__EXERCISE PROMPT__:
Return the records from the first line through the line containing "(0,0) rectangle (1420,505);", and leave out the pictures.

__AVAILABLE DATA__:
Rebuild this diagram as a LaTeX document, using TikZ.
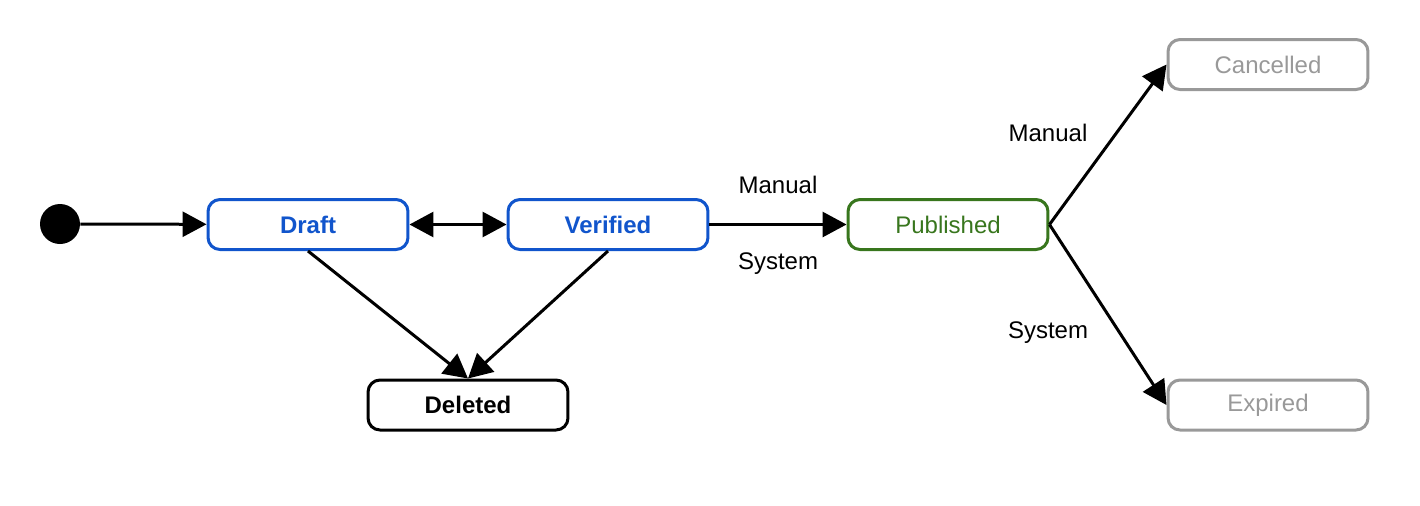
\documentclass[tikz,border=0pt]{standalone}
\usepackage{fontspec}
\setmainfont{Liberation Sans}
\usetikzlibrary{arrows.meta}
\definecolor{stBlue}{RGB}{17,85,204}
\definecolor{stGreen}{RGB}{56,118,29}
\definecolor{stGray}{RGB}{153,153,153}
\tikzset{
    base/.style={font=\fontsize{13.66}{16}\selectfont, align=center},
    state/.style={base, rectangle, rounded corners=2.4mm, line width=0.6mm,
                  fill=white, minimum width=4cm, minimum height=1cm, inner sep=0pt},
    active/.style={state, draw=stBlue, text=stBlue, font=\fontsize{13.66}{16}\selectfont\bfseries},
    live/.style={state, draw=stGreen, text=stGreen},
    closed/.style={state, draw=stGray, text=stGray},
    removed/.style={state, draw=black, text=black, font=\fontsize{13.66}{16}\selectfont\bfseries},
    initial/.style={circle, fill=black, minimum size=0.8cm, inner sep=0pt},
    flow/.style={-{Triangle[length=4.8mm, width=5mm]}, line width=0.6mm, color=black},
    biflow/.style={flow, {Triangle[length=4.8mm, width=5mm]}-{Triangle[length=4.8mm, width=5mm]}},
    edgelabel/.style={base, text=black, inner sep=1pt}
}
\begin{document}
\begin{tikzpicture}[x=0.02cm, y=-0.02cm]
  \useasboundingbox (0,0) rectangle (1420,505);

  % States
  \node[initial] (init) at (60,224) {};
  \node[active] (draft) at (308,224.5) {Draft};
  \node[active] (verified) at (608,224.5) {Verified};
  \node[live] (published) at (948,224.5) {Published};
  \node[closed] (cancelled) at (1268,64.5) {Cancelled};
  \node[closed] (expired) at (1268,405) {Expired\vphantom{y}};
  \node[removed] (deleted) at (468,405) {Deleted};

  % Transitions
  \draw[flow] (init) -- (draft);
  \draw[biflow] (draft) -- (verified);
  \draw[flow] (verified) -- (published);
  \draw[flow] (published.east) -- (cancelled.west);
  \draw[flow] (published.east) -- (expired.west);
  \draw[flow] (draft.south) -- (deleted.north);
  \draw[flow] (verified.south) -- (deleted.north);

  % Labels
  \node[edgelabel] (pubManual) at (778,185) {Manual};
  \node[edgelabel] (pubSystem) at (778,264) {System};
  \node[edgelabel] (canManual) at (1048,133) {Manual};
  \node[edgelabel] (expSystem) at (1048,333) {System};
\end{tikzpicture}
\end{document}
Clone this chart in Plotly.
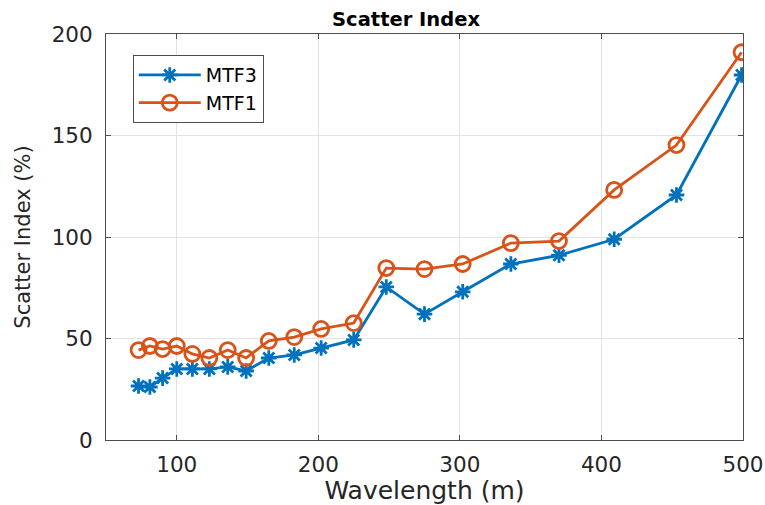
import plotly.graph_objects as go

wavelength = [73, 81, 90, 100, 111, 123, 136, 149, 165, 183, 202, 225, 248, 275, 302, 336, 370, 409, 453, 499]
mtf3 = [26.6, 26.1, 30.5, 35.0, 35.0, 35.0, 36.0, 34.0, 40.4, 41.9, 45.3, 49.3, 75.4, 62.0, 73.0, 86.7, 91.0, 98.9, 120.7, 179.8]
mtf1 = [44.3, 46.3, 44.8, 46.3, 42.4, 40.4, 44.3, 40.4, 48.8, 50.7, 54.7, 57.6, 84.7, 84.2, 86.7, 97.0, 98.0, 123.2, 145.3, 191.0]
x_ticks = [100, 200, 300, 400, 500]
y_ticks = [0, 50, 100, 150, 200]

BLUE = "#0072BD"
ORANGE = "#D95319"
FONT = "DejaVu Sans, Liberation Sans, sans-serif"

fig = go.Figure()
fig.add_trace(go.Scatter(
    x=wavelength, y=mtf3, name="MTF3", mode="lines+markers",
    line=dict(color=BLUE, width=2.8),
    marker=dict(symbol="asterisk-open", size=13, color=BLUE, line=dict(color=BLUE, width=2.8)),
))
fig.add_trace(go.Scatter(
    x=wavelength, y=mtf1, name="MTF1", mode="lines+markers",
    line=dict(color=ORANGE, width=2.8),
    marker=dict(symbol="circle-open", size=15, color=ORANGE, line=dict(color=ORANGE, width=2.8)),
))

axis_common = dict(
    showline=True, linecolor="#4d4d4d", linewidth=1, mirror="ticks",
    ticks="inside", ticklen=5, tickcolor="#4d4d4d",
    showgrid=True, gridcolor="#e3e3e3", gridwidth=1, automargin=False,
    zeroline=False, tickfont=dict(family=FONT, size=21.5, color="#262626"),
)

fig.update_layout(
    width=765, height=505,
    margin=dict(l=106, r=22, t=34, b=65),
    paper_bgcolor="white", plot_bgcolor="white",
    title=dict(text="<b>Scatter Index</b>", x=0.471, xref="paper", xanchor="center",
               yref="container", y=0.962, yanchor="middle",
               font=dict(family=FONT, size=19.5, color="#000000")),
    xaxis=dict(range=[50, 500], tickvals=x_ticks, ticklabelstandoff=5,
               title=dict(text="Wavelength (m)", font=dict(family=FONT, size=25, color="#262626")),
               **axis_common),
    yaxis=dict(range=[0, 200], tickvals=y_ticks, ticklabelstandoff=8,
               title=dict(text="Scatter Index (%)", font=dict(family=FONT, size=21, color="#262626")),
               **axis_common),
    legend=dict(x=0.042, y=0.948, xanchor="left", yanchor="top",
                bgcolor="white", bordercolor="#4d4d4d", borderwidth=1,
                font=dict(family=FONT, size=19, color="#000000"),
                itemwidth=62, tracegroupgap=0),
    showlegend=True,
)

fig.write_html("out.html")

__ANSWER FOR THE TASK__:
Rebuild this diagram as a LaTeX document, using TikZ.
\documentclass[tikz,border=0pt]{standalone}
\usepackage{fontspec}
\setmainfont{Liberation Sans}
\usetikzlibrary{arrows.meta}
\definecolor{stBlue}{RGB}{17,85,204}
\definecolor{stGreen}{RGB}{56,118,29}
\definecolor{stGray}{RGB}{153,153,153}
\tikzset{
    base/.style={font=\fontsize{13.66}{16}\selectfont, align=center},
    state/.style={base, rectangle, rounded corners=2.4mm, line width=0.6mm,
                  fill=white, minimum width=4cm, minimum height=1cm, inner sep=0pt},
    active/.style={state, draw=stBlue, text=stBlue, font=\fontsize{13.66}{16}\selectfont\bfseries},
    live/.style={state, draw=stGreen, text=stGreen},
    closed/.style={state, draw=stGray, text=stGray},
    removed/.style={state, draw=black, text=black, font=\fontsize{13.66}{16}\selectfont\bfseries},
    initial/.style={circle, fill=black, minimum size=0.8cm, inner sep=0pt},
    flow/.style={-{Triangle[length=4.8mm, width=5mm]}, line width=0.6mm, color=black},
    biflow/.style={flow, {Triangle[length=4.8mm, width=5mm]}-{Triangle[length=4.8mm, width=5mm]}},
    edgelabel/.style={base, text=black, inner sep=1pt}
}
\begin{document}
\begin{tikzpicture}[x=0.02cm, y=-0.02cm]
  \useasboundingbox (0,0) rectangle (1420,505);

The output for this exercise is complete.